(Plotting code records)
________________________________________

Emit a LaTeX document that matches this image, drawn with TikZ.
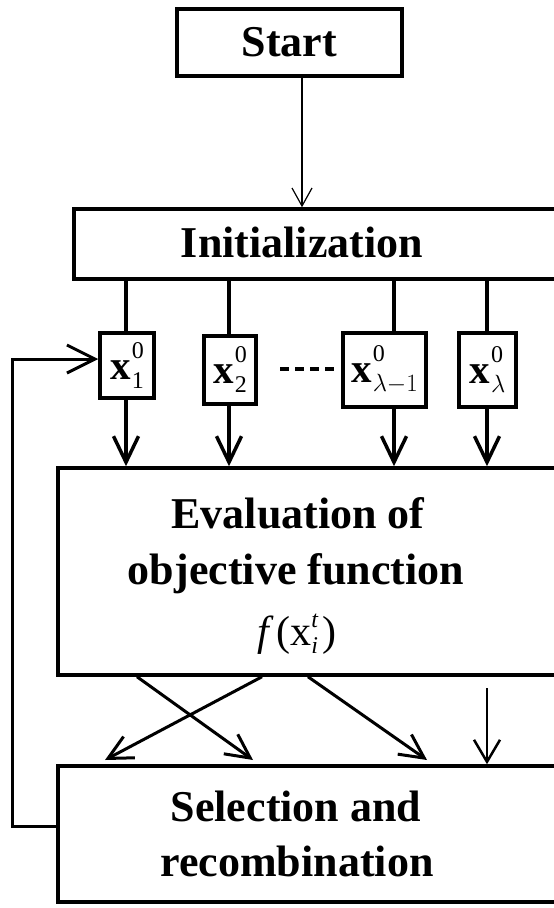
\documentclass[tikz,border=0pt]{standalone}
\usepackage{fontspec}
\setmainfont{Liberation Serif}
\usetikzlibrary{arrows.meta,calc}
\newcommand{\bigtxt}[1]{{\fontsize{44}{44}\selectfont\bfseries #1}}
\newcommand{\smalltxt}[1]{{\fontsize{24}{24}\selectfont #1}}
\newcommand{\xvar}[1]{{\fontsize{41}{41}\selectfont\bfseries x}\hspace{1pt}\rlap{\raisebox{21pt}{\smalltxt{0}}}\raisebox{-9pt}{\smalltxt{#1}}}
\begin{document}
\begin{tikzpicture}[x=1pt,y=-1pt,
  box/.style={draw, line width=3.5pt, inner sep=0pt},
  lbl/.style={inner sep=0pt, anchor=base},
  conn/.style={line width=3.5pt},
  arr/.style={line width=3.5pt, -{Straight Barb[length=26pt,width=25pt]}},
  thinarr/.style={line width=1.2pt, -{Straight Barb[length=18pt,width=20pt]}},
  diagarr/.style={line width=3pt, -{Straight Barb[length=24pt,width=24pt]}},
  vertarr/.style={line width=2.5pt, -{Straight Barb[length=22pt,width=26pt]}}]
\useasboundingbox (0,0) rectangle (554,908);
\clip (0,0) rectangle (554,908);
\fill[white] (0,0) rectangle (554,908);

% boxes
\node[box, minimum width=225, minimum height=67] (start) at (289.5,42.5) {\bigtxt{Start}};
\node[box, minimum width=526, minimum height=70] (init) at (337,244) {};
\node[inner sep=0pt] (initL) at (302,242.5) {\bigtxt{Initialization}};

\node[box, minimum width=54, minimum height=65] (x1) at (127,365.5) {\xvar{1}};
\node[box, minimum width=52, minimum height=68] (x2) at (230,370) {\xvar{2}};
\node[box, minimum width=83, minimum height=74] (xl1) at (384.5,370) {\xvar{$\lambda{-}1$}};
\node[box, minimum width=57, minimum height=74] (xl) at (487.5,370) {\xvar{$\lambda$}};

\node[box, minimum width=542, minimum height=207] (eval) at (329,571.5) {};
\node[lbl] (ev1) at (298,528) {\bigtxt{Evaluation of}};
\node[lbl] (ev2) at (296,584) {\bigtxt{objective function}};
\node[lbl] (ev3) at (297,645) {{\fontsize{42}{42}\selectfont\textit{f}\hspace{2pt}(x\rlap{\raisebox{18pt}{\smalltxt{\textit{t}}}}\raisebox{-8pt}{\smalltxt{\textit{i}}}\hspace{4pt})}};

\node[box, minimum width=542, minimum height=136] (sel) at (329,834) {};
\node[lbl] (se1) at (296,821) {\bigtxt{Selection and}};
\node[lbl] (se2) at (297,876) {\bigtxt{recombination}};

% column coordinates
\coordinate (cs) at (302,0);
\coordinate (c1) at (126,0);
\coordinate (c2) at (229,0);
\coordinate (c3) at (394,0);
\coordinate (c4) at (487,0);

% start -> init
\draw[thinarr] (start.south -| cs) -- (init.north -| cs);

% init -> small boxes
\foreach \b/\c in {x1/c1, x2/c2, xl1/c3, xl/c4}{
  \draw[conn] (init.south -| \c) -- (\b.north -| \c);
  \draw[arr] (\b.south -| \c) -- (eval.north -| \c);
}

% dashed
\coordinate (dA) at (280,369);
\coordinate (dB) at (335,369);
\draw[line width=3.5pt, dash pattern=on 9pt off 6pt] (dA) -- (dB);

% eval -> selection
\coordinate (a1) at (137,0);
\coordinate (a2) at (262,0);
\coordinate (a3) at (308,0);
\coordinate (b1) at (253,760);
\coordinate (b2) at (105,760);
\coordinate (b3) at (427,760);
\draw[diagarr] (eval.south -| a1) -- (b1);
\draw[diagarr] (eval.south -| a2) -- (b2);
\draw[diagarr] (eval.south -| a3) -- (b3);
\coordinate (v1) at (487,688);
\draw[vertarr] (v1) -- (sel.north -| v1);

% feedback
\coordinate (fb1) at (12,826);
\coordinate (fb2) at (12,359);
\draw[line width=3pt, -{Straight Barb[length=28pt,width=28pt]}] (sel.west |- fb1) -- (fb1) -- (fb2) -- (x1.west |- fb2);
\end{tikzpicture}
\end{document}
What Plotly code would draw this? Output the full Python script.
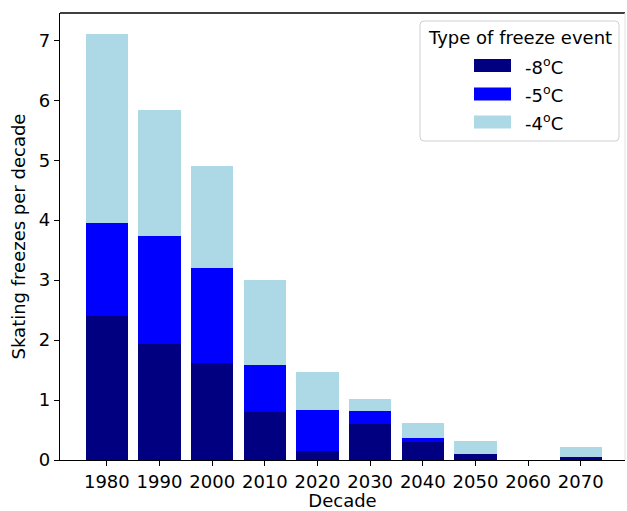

________________________________________

YOUR INSTRUCTIONS: Reproduce, word for word, every line from the start of the records down to and including the line with "sep=0pt] (initL) at"; skip the pictures.

SOLUTION:
Emit a LaTeX document that matches this image, drawn with TikZ.
\documentclass[tikz,border=0pt]{standalone}
\usepackage{fontspec}
\setmainfont{Liberation Serif}
\usetikzlibrary{arrows.meta,calc}
\newcommand{\bigtxt}[1]{{\fontsize{44}{44}\selectfont\bfseries #1}}
\newcommand{\smalltxt}[1]{{\fontsize{24}{24}\selectfont #1}}
\newcommand{\xvar}[1]{{\fontsize{41}{41}\selectfont\bfseries x}\hspace{1pt}\rlap{\raisebox{21pt}{\smalltxt{0}}}\raisebox{-9pt}{\smalltxt{#1}}}
\begin{document}
\begin{tikzpicture}[x=1pt,y=-1pt,
  box/.style={draw, line width=3.5pt, inner sep=0pt},
  lbl/.style={inner sep=0pt, anchor=base},
  conn/.style={line width=3.5pt},
  arr/.style={line width=3.5pt, -{Straight Barb[length=26pt,width=25pt]}},
  thinarr/.style={line width=1.2pt, -{Straight Barb[length=18pt,width=20pt]}},
  diagarr/.style={line width=3pt, -{Straight Barb[length=24pt,width=24pt]}},
  vertarr/.style={line width=2.5pt, -{Straight Barb[length=22pt,width=26pt]}}]
\useasboundingbox (0,0) rectangle (554,908);
\clip (0,0) rectangle (554,908);
\fill[white] (0,0) rectangle (554,908);

% boxes
\node[box, minimum width=225, minimum height=67] (start) at (289.5,42.5) {\bigtxt{Start}};
\node[box, minimum width=526, minimum height=70] (init) at (337,244) {};
\node[inner sep=0pt] (initL) at (302,242.5) {\bigtxt{Initialization}};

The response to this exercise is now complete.